Les progrès déterminants de la sélection
A partir de cette date, la pomme de terre commence à intéresser les Français, les Européens et sa culture s’étend dans le monde entier. Les maisons de sélection vont engager des programmes de recherche et l’amélioration va contribuer à son développement. Le petit tubercule guère appétissant, de couleur bizarre, cabossé, avec une peau coriace et un goût amer, va se transformer en la « belle des champs ».
Le nombre de variétés cultivées ne va cesser de grimper. Du temps de Parmentier, on pouvait en citer une quarantaine. Parmi elles, la « grosse blanche tâchée de rouge », la rouge dite « souris » ou « corne de vache », la « pelure d’oignon » ou « langue de bœuf » ou encore la « violette fort hâtive ». En 1846, un premier catalogue de la maison Vilmorin en recense 177. Plus tard, une classification va être entreprise par Henry de Vilmorin, en retenant la forme du tubercule : sphérique (les « Patraques »), aplatie (les « Parmentières ») ou cylindrique (les « Vitelottes).
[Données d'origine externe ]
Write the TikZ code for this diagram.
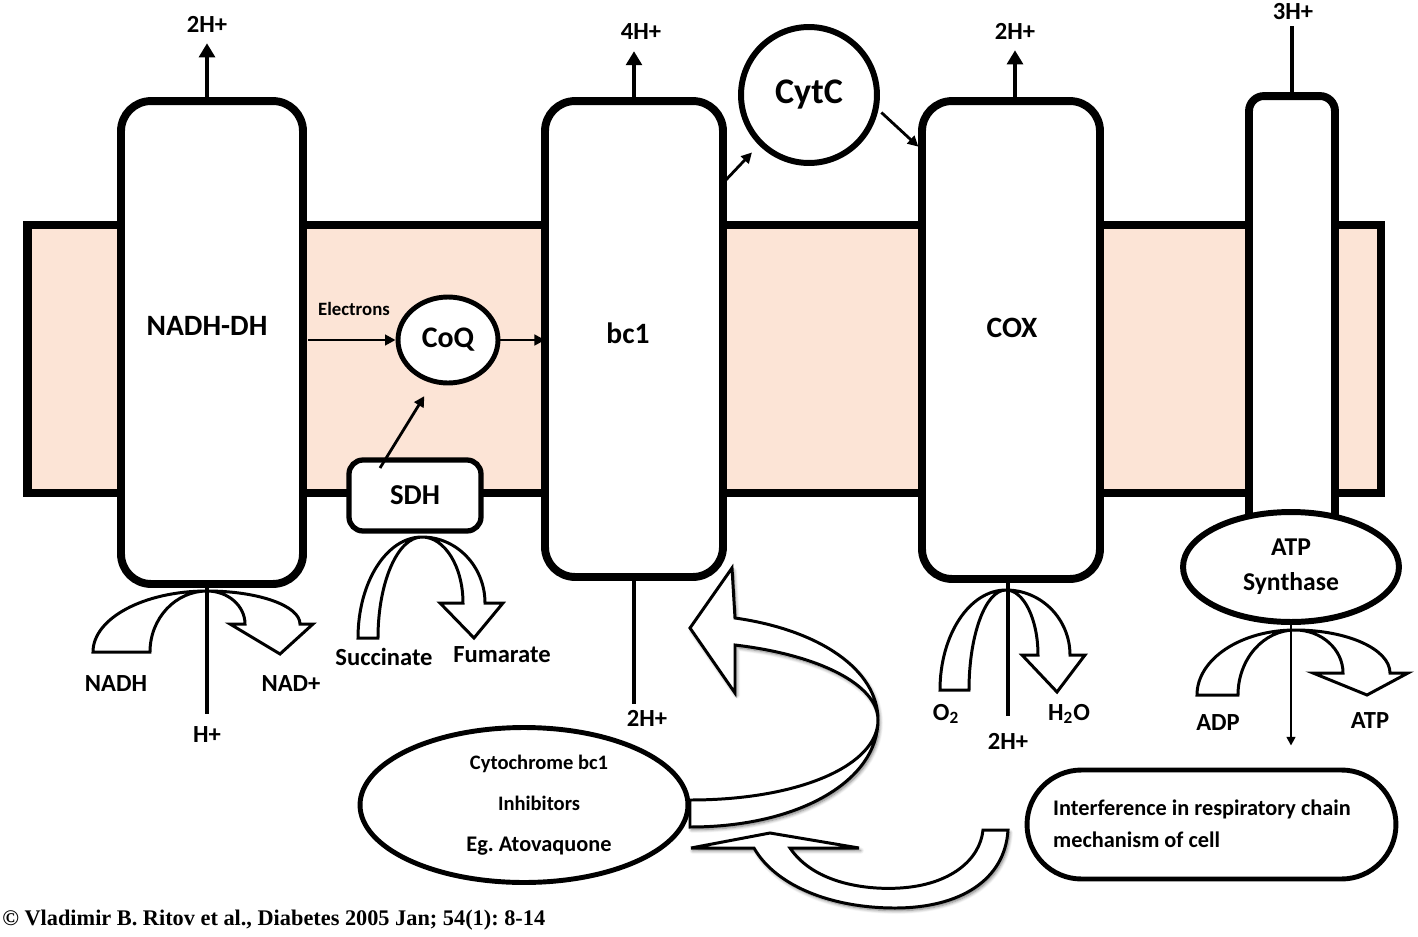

En 1881, le célèbre catalogue Vilmorin répertorie 630 variétés.
Aujourd’hui, le paradis de la pomme de terre se situe au sud-est du Pérou, dans les environs de Cusco. Le « Parque de la Papa » s’étend sur plus de 12 000 ha, à 3 500 mètres d’altitude. Plus de 1 400 variétés de pommes de terre sont observées, expérimentées et conservées. Ce parc constitue un véritable laboratoire grandeur nature, une « banque de gènes », qui seront à l’origine des nouveautés de demain distribuées par JB Bernard.